— start DATA EXCERPT —

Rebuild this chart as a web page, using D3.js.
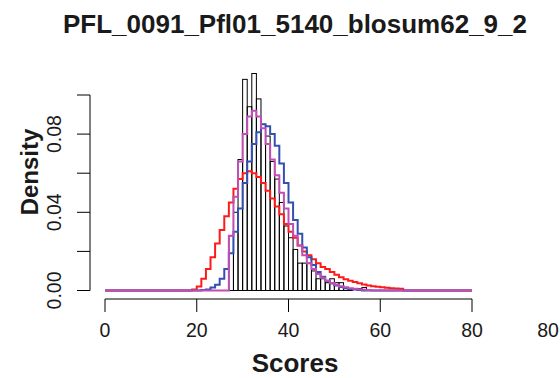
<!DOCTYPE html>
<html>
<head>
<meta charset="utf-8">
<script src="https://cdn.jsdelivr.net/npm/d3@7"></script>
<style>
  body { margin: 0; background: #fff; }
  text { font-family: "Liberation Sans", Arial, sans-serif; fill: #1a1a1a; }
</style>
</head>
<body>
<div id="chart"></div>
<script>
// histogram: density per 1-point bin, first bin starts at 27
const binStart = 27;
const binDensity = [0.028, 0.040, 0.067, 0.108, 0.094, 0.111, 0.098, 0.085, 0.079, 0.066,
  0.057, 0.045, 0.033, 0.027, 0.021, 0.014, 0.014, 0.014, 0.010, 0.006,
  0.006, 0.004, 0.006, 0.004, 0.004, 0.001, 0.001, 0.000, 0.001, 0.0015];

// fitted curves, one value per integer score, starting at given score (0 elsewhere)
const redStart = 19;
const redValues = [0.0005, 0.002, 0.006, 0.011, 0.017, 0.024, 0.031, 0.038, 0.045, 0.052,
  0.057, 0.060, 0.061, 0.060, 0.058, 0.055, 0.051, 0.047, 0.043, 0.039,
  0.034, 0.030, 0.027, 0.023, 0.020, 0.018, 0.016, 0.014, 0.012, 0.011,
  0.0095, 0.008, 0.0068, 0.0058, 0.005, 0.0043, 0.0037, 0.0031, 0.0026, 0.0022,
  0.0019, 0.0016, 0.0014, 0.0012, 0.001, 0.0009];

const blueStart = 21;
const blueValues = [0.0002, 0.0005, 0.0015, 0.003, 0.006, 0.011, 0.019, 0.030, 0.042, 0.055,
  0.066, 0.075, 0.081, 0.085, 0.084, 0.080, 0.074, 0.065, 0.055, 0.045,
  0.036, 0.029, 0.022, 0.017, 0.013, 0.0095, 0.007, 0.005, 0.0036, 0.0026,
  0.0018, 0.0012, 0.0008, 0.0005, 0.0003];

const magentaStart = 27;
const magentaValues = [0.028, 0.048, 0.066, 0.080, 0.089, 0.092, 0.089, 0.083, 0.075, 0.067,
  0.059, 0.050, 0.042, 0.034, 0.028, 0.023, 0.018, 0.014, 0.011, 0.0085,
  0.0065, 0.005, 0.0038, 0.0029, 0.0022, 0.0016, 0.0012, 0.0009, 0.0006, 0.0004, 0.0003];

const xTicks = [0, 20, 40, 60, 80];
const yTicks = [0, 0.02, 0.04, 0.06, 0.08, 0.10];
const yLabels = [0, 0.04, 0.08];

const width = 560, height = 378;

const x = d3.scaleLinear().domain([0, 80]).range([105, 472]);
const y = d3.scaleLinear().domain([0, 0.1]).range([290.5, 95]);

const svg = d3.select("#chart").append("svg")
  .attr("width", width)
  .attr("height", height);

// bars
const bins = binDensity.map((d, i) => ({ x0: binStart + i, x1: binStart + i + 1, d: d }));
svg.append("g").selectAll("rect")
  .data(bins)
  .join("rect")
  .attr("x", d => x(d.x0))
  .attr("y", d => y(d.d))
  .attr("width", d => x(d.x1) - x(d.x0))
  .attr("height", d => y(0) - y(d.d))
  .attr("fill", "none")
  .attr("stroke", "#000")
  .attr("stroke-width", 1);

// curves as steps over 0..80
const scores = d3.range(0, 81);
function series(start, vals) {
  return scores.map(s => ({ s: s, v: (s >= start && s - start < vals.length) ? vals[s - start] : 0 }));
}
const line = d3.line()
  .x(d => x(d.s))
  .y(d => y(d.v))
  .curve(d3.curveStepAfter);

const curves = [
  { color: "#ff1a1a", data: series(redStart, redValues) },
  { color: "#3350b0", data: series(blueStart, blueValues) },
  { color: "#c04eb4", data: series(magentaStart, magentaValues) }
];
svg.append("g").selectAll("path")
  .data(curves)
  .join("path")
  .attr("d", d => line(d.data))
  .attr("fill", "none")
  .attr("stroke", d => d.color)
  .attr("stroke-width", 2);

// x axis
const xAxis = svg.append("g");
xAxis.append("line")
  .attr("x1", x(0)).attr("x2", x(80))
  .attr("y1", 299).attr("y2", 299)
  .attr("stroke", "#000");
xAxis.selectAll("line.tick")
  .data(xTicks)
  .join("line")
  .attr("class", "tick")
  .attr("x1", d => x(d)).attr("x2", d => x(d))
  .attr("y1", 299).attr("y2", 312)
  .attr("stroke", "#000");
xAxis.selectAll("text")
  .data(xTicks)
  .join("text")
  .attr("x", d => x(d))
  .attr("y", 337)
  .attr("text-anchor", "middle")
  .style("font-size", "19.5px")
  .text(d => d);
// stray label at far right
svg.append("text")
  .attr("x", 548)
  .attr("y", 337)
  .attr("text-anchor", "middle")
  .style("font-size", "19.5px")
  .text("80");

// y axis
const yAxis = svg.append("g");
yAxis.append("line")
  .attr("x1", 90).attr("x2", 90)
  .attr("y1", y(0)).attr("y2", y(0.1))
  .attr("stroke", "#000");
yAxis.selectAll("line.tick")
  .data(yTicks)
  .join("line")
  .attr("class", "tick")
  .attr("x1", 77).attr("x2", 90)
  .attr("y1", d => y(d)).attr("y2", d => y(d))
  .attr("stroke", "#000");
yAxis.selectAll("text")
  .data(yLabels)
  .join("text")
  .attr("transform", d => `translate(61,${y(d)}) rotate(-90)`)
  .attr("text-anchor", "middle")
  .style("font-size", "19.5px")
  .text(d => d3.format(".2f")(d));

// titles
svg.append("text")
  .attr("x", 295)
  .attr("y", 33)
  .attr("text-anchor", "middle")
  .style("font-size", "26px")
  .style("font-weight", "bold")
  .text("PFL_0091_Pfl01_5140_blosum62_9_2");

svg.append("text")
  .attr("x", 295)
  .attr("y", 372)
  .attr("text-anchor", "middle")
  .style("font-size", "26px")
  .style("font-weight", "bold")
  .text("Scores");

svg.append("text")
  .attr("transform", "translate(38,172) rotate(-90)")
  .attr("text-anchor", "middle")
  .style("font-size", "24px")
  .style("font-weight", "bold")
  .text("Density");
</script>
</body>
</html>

— end DATA EXCERPT —

* _WHAT IS BEING ASKED_
Leave the pictures out and output the rest of the listing exactly.

* _FULL RESPONSE_
Rebuild this chart as a web page, using D3.js.
<!DOCTYPE html>
<html>
<head>
<meta charset="utf-8">
<script src="https://cdn.jsdelivr.net/npm/d3@7"></script>
<style>
  body { margin: 0; background: #fff; }
  text { font-family: "Liberation Sans", Arial, sans-serif; fill: #1a1a1a; }
</style>
</head>
<body>
<div id="chart"></div>
<script>
// histogram: density per 1-point bin, first bin starts at 27
const binStart = 27;
const binDensity = [0.028, 0.040, 0.067, 0.108, 0.094, 0.111, 0.098, 0.085, 0.079, 0.066,
  0.057, 0.045, 0.033, 0.027, 0.021, 0.014, 0.014, 0.014, 0.010, 0.006,
  0.006, 0.004, 0.006, 0.004, 0.004, 0.001, 0.001, 0.000, 0.001, 0.0015];

// fitted curves, one value per integer score, starting at given score (0 elsewhere)
const redStart = 19;
const redValues = [0.0005, 0.002, 0.006, 0.011, 0.017, 0.024, 0.031, 0.038, 0.045, 0.052,
  0.057, 0.060, 0.061, 0.060, 0.058, 0.055, 0.051, 0.047, 0.043, 0.039,
  0.034, 0.030, 0.027, 0.023, 0.020, 0.018, 0.016, 0.014, 0.012, 0.011,
  0.0095, 0.008, 0.0068, 0.0058, 0.005, 0.0043, 0.0037, 0.0031, 0.0026, 0.0022,
  0.0019, 0.0016, 0.0014, 0.0012, 0.001, 0.0009];

const blueStart = 21;
const blueValues = [0.0002, 0.0005, 0.0015, 0.003, 0.006, 0.011, 0.019, 0.030, 0.042, 0.055,
  0.066, 0.075, 0.081, 0.085, 0.084, 0.080, 0.074, 0.065, 0.055, 0.045,
  0.036, 0.029, 0.022, 0.017, 0.013, 0.0095, 0.007, 0.005, 0.0036, 0.0026,
  0.0018, 0.0012, 0.0008, 0.0005, 0.0003];

const magentaStart = 27;
const magentaValues = [0.028, 0.048, 0.066, 0.080, 0.089, 0.092, 0.089, 0.083, 0.075, 0.067,
  0.059, 0.050, 0.042, 0.034, 0.028, 0.023, 0.018, 0.014, 0.011, 0.0085,
  0.0065, 0.005, 0.0038, 0.0029, 0.0022, 0.0016, 0.0012, 0.0009, 0.0006, 0.0004, 0.0003];

const xTicks = [0, 20, 40, 60, 80];
const yTicks = [0, 0.02, 0.04, 0.06, 0.08, 0.10];
const yLabels = [0, 0.04, 0.08];

const width = 560, height = 378;

const x = d3.scaleLinear().domain([0, 80]).range([105, 472]);
const y = d3.scaleLinear().domain([0, 0.1]).range([290.5, 95]);

const svg = d3.select("#chart").append("svg")
  .attr("width", width)
  .attr("height", height);

// bars
const bins = binDensity.map((d, i) => ({ x0: binStart + i, x1: binStart + i + 1, d: d }));
svg.append("g").selectAll("rect")
  .data(bins)
  .join("rect")
  .attr("x", d => x(d.x0))
  .attr("y", d => y(d.d))
  .attr("width", d => x(d.x1) - x(d.x0))
  .attr("height", d => y(0) - y(d.d))
  .attr("fill", "none")
  .attr("stroke", "#000")
  .attr("stroke-width", 1);

// curves as steps over 0..80
const scores = d3.range(0, 81);
function series(start, vals) {
  return scores.map(s => ({ s: s, v: (s >= start && s - start < vals.length) ? vals[s - start] : 0 }));
}
const line = d3.line()
  .x(d => x(d.s))
  .y(d => y(d.v))
  .curve(d3.curveStepAfter);

const curves = [
  { color: "#ff1a1a", data: series(redStart, redValues) },
  { color: "#3350b0", data: series(blueStart, blueValues) },
  { color: "#c04eb4", data: series(magentaStart, magentaValues) }
];
svg.append("g").selectAll("path")
  .data(curves)
  .join("path")
  .attr("d", d => line(d.data))
  .attr("fill", "none")
  .attr("stroke", d => d.color)
  .attr("stroke-width", 2);

// x axis
const xAxis = svg.append("g");
xAxis.append("line")
  .attr("x1", x(0)).attr("x2", x(80))
  .attr("y1", 299).attr("y2", 299)
  .attr("stroke", "#000");
xAxis.selectAll("line.tick")
  .data(xTicks)
  .join("line")
  .attr("class", "tick")
  .attr("x1", d => x(d)).attr("x2", d => x(d))
  .attr("y1", 299).attr("y2", 312)
  .attr("stroke", "#000");
xAxis.selectAll("text")
  .data(xTicks)
  .join("text")
  .attr("x", d => x(d))
  .attr("y", 337)
  .attr("text-anchor", "middle")
  .style("font-size", "19.5px")
  .text(d => d);
// stray label at far right
svg.append("text")
  .attr("x", 548)
  .attr("y", 337)
  .attr("text-anchor", "middle")
  .style("font-size", "19.5px")
  .text("80");

// y axis
const yAxis = svg.append("g");
yAxis.append("line")
  .attr("x1", 90).attr("x2", 90)
  .attr("y1", y(0)).attr("y2", y(0.1))
  .attr("stroke", "#000");
yAxis.selectAll("line.tick")
  .data(yTicks)
  .join("line")
  .attr("class", "tick")
  .attr("x1", 77).attr("x2", 90)
  .attr("y1", d => y(d)).attr("y2", d => y(d))
  .attr("stroke", "#000");
yAxis.selectAll("text")
  .data(yLabels)
  .join("text")
  .attr("transform", d => `translate(61,${y(d)}) rotate(-90)`)
  .attr("text-anchor", "middle")
  .style("font-size", "19.5px")
  .text(d => d3.format(".2f")(d));

// titles
svg.append("text")
  .attr("x", 295)
  .attr("y", 33)
  .attr("text-anchor", "middle")
  .style("font-size", "26px")
  .style("font-weight", "bold")
  .text("PFL_0091_Pfl01_5140_blosum62_9_2");

svg.append("text")
  .attr("x", 295)
  .attr("y", 372)
  .attr("text-anchor", "middle")
  .style("font-size", "26px")
  .style("font-weight", "bold")
  .text("Scores");

svg.append("text")
  .attr("transform", "translate(38,172) rotate(-90)")
  .attr("text-anchor", "middle")
  .style("font-size", "24px")
  .style("font-weight", "bold")
  .text("Density");
</script>
</body>
</html>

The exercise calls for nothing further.